Right now I’m finding it hard to excuse where I am. I refuse to apologize for where I am, but yet some people keep asking for an excuse. I don’t have one. I don’t need one. I deserve this time to myself. I deserve to get my shit in order and not explain to you why it is that I’m a basket case at times and a rock star at others. It’s who I am. I owe you nothing. So take your nothing, if that’s what you want. Wrap it up like a baby in a soft flannel blanket and sing it a sad song. If that’s what you need to do.
Me? I’ll still be me. I’m starting to look at the world in a different light. I’m changing and it’s a good feeling. I can see today that my actions impact the world around me. It’s more than just bringing in people who deserve to be in my life, more than just bringing in light. It’s realizing that everything I do has an impact on people I don’t know.
In a more specific sense, I realized at times I must sound like a complete floozy. Who’s to say if I am, or if I’m just more telling than some women? Last night the Playa MC and I were tossing back a couple of beers at the local spot, when I started telling him about how an encounter with another woman has changed me.
Sure I was drunky drunk. I think I had been drinking for more than 8 hours with old friends by the time she showed up. I didn’t know her, but her boyfriend and I are childhood friends. I didn’t know she would actually kiss me. I didn’t know that she would throw me down on the bed and make out with me like a banshee.
I always liked fantasizing about being with another woman. It seemed so soft and thrilling in my imagination. It seemed the experience would be so utterly sexual in the most feminine of ways that I dreamt up scenarios from time to time. I’ve always known that I’m not a lesbian, so I’ve never truly hit on another woman. From time to time, I’ve crossed paths with women that have made me questions that position, but I never tried it out.

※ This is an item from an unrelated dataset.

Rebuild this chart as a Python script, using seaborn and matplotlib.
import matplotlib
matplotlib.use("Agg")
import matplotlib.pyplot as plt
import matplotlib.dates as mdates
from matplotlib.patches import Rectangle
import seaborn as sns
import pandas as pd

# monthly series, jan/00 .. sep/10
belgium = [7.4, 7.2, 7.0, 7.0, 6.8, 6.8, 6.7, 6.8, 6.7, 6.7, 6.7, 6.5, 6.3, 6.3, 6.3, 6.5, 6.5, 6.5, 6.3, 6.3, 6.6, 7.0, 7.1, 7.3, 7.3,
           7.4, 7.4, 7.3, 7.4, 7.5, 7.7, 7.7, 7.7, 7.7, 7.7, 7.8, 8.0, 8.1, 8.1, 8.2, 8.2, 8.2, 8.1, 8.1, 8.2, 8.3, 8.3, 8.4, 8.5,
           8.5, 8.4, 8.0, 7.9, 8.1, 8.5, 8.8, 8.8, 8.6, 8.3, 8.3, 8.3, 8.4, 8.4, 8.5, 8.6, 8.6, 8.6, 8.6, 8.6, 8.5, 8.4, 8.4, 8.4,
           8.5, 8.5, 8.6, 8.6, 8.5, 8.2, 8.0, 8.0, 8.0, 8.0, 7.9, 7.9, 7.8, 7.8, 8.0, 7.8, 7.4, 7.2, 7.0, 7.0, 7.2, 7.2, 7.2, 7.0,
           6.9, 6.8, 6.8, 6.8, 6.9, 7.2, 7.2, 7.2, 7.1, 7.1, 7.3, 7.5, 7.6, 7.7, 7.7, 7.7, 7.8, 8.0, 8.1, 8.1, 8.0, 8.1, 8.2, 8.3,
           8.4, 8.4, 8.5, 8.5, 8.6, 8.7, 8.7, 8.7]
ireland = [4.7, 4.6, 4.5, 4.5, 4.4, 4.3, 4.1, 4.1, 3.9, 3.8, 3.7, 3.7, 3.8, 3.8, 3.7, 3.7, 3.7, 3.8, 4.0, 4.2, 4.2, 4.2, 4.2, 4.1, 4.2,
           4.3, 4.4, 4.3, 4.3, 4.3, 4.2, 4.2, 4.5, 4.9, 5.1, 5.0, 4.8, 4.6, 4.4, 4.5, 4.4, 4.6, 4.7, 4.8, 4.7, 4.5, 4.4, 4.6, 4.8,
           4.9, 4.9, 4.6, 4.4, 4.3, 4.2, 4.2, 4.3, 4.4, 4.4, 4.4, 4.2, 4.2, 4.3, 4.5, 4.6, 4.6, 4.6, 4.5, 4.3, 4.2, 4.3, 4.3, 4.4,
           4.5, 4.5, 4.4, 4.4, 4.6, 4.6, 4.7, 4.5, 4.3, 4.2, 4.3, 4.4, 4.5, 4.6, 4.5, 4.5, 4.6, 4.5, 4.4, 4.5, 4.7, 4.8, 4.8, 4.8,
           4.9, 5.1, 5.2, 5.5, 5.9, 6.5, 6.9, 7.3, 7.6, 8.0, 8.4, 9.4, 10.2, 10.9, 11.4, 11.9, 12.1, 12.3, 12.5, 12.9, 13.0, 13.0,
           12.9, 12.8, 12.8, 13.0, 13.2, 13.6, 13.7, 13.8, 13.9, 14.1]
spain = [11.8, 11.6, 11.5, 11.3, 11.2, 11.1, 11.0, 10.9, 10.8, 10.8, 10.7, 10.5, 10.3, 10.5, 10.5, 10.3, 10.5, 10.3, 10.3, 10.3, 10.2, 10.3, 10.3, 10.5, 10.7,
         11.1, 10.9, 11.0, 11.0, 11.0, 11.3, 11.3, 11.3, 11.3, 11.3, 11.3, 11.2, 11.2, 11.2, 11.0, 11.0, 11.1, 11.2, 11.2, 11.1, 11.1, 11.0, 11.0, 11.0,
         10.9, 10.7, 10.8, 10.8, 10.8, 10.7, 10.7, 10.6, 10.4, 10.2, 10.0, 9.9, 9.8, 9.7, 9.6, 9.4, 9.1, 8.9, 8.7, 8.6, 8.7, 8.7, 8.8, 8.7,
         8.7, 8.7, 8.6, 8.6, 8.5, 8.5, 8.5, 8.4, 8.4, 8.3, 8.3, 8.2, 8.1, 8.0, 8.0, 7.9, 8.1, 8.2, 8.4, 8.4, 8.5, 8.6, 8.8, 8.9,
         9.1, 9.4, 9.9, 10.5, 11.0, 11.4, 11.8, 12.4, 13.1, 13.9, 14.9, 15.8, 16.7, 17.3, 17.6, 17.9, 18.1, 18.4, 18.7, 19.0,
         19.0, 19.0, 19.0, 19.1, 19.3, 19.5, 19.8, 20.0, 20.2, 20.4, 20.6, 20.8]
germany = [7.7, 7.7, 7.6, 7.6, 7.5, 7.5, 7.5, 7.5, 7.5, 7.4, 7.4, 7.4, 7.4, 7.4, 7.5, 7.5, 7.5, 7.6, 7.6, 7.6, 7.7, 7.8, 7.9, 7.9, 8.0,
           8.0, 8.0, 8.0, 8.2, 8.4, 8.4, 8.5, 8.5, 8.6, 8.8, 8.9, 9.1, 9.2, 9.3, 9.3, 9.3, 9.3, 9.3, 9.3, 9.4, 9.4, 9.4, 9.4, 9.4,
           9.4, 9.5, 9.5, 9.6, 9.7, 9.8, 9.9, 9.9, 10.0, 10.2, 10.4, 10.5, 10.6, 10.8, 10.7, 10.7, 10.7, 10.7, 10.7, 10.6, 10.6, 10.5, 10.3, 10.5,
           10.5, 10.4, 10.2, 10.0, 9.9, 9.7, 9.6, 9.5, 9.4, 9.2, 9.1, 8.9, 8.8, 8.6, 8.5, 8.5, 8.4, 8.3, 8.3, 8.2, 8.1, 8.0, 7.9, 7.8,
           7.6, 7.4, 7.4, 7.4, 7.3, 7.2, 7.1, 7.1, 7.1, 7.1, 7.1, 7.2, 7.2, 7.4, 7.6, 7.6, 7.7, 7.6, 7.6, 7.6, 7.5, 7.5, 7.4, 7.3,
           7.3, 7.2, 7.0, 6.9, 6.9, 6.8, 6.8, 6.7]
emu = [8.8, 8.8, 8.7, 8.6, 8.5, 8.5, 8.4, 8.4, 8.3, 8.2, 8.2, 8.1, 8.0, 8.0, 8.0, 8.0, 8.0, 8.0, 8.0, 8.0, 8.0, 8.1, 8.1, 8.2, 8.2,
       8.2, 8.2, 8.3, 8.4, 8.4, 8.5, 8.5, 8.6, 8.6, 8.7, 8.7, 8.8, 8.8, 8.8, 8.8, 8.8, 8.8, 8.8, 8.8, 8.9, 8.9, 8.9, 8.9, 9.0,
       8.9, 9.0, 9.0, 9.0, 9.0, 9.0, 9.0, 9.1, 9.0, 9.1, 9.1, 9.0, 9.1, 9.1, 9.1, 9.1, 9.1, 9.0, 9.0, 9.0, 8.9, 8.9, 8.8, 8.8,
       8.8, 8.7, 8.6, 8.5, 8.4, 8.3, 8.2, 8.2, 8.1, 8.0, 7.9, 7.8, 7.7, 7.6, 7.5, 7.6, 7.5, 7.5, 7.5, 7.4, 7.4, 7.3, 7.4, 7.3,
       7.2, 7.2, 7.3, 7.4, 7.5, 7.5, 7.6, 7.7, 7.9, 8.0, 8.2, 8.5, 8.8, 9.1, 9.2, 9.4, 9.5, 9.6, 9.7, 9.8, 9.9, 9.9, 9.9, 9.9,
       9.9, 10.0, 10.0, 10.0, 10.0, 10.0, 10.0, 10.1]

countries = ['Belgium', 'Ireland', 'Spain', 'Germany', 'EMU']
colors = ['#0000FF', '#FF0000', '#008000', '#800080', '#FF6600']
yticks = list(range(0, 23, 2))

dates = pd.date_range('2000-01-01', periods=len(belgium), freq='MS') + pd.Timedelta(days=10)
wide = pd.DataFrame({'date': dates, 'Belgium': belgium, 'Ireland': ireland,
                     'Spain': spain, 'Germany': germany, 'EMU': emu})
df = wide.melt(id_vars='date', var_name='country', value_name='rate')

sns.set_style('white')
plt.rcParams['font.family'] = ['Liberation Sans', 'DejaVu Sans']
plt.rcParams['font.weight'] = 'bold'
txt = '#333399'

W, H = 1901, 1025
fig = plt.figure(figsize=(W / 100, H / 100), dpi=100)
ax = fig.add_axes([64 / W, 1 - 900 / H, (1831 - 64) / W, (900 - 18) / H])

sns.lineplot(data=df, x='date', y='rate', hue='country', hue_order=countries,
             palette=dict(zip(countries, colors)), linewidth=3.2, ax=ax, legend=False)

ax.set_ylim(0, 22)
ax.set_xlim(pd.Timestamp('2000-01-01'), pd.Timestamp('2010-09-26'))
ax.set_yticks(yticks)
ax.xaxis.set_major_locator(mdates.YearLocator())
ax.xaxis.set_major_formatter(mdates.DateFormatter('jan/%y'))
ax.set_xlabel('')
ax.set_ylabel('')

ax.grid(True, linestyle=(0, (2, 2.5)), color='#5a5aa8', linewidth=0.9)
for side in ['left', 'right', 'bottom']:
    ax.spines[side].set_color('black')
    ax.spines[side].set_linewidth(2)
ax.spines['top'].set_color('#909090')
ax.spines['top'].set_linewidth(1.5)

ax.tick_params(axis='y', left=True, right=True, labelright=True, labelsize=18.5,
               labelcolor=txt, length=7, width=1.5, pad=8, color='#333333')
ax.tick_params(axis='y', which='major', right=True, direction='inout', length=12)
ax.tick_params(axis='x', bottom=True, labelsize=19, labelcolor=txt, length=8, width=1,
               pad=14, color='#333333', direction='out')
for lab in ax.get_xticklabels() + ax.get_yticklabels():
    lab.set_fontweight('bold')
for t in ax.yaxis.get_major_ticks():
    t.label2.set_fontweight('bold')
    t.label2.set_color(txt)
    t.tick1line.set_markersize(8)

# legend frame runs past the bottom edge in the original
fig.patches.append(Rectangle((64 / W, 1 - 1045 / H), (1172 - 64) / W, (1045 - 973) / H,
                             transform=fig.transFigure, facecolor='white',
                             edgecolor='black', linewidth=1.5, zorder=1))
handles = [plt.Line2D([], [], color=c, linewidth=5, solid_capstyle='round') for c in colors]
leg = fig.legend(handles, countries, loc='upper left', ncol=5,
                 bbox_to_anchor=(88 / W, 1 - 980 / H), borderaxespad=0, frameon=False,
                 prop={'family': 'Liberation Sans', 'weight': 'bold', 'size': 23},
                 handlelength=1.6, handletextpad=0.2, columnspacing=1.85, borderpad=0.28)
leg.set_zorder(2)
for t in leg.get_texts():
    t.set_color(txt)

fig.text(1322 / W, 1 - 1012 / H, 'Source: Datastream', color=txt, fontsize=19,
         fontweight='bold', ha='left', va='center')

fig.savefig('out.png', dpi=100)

So that night I was shocked. I was speechless to the point that the girl on top of me kept giving me a weird look as she kissed and caressed my body. This isn’t what I had in mind. I thought that it would be more intimate, more sensual, but it wasn’t. In fact, I didn’t find her particularly attractive. Its not that she wasn’t beautiful in her own way, it just wasn’t in that way that makes me wet. Maybe it was because she was a woman, or maybe it was because of her boyfriend who was watching us. I felt like I was in some cheap porn. At some point, I got up and excused myself. I’m not sure why I felt the need to apologize, but I did. Looking back on it there was nothing to apologize for. It wasn’t something that I particularly wanted to happen.
So she ruined the fantasy for me. Or maybe I ruined it for myself, who’s to say. Regardless now, that erotic little dream died. I’ve tried fantasizing about other women in my private time, and that damn red head keeps popping up and killing it for me. She squashed my fantasies with a realistic thud. Damn her. Now I have to find something else to entertain my thoughts while I indulge myself. Past experiences are fine, but I think I want something new to divert my attention.
What’s next? Midgets? Not really my thing. If you think of anything let me know. If not, I’ll be delving into some erotica after this damn exam in order to bring back my creativity.
And how this is reflective of my actions being reflective on the rest of the world, I’m really not sure.
Did I tell you that I’ve been studying like a mad woman?